Allah’tan geldiğine iman eden bir tevekküle sahipti. Bir “of” çekmedi; dedim ya, tevekkül sahibiydi, ama bir of çekse eminim ki şu karşıki dağlar yıkılırdı.

Oğlu Zafer, günün ilk ışıklarıyla bahçeye çıkar, sandalyeye otururdu. Tavukların, kedilerin kavgalarını izler, pilli küçük radyosundan kısık seste Âşık Mahsuni’yi dinlerdi. İlk göz ağrısı Zafer’ini de Hakk’a uğurlarken geride bıraktığı beş evladı ondan kalan emanetleriydi. Her kaybediş, yüzündeki çizgilerin sayısını gösteren bir hikmet tablosuna dönüşmüştü. Ve o tahta bavulun kapağı yine açılmıştı, Zafer’inden bir mendili de usulca iliştirdi yadigârlar arasına. Aradan bir iki yıl geçmişti ki, ekranda Âşık Mahsuni, bir türkü söylüyordu. Mahsuni’yi dinleyen Havva Ana mahzun olmuştu.
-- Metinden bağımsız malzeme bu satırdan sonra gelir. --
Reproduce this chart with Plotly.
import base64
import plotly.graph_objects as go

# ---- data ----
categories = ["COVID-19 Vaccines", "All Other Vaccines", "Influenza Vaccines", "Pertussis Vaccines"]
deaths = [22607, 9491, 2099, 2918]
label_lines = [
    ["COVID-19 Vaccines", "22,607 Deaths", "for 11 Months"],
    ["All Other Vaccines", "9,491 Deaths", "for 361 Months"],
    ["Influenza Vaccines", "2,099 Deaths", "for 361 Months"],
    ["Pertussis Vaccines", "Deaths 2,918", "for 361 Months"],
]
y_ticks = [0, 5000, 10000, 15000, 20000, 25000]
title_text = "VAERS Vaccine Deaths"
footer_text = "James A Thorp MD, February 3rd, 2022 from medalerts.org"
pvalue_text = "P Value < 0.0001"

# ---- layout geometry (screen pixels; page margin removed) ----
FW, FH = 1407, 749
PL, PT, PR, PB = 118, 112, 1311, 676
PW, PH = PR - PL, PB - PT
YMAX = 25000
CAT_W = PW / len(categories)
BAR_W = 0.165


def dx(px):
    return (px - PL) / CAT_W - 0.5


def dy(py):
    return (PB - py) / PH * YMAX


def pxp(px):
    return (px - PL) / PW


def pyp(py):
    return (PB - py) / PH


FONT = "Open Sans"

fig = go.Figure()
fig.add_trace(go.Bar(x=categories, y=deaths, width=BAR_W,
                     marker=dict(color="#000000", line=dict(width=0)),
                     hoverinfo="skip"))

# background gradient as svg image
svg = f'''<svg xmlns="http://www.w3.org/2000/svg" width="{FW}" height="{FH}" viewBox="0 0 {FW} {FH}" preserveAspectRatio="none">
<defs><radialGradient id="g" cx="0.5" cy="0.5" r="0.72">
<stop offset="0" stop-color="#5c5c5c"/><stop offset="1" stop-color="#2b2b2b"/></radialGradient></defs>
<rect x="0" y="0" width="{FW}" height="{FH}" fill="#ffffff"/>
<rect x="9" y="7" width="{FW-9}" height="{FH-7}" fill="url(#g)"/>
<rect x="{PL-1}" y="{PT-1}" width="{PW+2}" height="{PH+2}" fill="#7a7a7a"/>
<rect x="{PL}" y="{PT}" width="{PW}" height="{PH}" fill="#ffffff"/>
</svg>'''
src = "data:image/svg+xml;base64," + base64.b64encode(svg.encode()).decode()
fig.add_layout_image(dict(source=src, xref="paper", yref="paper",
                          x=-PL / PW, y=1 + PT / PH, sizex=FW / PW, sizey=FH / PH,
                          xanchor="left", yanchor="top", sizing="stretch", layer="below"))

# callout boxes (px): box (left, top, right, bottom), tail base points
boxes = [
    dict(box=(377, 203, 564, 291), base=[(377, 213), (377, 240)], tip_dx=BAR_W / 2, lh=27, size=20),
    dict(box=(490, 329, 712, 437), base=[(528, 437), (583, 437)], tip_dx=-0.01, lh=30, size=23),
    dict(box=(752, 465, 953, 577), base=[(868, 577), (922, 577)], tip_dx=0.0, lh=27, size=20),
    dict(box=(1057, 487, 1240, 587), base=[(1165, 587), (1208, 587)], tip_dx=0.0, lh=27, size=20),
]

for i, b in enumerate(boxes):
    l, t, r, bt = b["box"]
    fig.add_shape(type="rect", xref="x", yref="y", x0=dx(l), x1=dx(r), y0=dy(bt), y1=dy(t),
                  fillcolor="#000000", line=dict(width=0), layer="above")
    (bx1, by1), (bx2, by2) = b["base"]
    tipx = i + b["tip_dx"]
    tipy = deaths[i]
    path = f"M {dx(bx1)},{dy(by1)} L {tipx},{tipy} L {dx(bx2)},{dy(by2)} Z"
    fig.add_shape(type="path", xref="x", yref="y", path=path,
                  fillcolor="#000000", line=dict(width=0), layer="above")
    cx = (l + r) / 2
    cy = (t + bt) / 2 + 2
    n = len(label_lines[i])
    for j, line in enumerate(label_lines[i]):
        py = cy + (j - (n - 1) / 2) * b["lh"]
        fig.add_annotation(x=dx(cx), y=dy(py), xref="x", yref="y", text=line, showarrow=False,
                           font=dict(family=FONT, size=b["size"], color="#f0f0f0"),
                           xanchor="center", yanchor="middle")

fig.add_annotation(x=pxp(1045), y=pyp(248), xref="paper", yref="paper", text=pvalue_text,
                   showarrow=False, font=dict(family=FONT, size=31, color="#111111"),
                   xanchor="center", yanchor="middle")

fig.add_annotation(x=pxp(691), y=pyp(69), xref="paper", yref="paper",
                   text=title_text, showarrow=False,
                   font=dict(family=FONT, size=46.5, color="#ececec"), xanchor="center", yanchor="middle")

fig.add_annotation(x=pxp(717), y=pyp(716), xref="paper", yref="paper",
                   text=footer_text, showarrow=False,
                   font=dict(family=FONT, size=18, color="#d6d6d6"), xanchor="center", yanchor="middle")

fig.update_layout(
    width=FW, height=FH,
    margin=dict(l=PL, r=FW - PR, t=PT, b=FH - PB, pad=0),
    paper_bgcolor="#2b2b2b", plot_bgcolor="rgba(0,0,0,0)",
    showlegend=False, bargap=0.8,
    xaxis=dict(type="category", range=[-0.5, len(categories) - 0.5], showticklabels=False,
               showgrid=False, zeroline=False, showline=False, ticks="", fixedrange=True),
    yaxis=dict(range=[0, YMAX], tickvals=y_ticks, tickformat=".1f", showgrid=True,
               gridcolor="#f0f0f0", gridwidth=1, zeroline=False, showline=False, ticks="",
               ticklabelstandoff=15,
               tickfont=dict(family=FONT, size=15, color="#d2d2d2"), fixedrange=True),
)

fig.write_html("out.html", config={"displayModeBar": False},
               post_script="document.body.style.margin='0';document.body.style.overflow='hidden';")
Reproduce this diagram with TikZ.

Çünkü Havva Ana’nın uğurlamaları bitmiyordu. 96 yaşında, gücünün miktarınca işleriyle meşgul olurken, abdestini tazeleyip bu defa dönülmez yolun yolcusu kendisi oldu.

İşte bu hikâyenin sahibi, ona kalan emanetlerin hâmisi, yaşamın yenilmeyen cengâveri Havva Ana… Ben ise onun, anneannemin mirasını saygıyla yaşatacak torunlarından biriyim.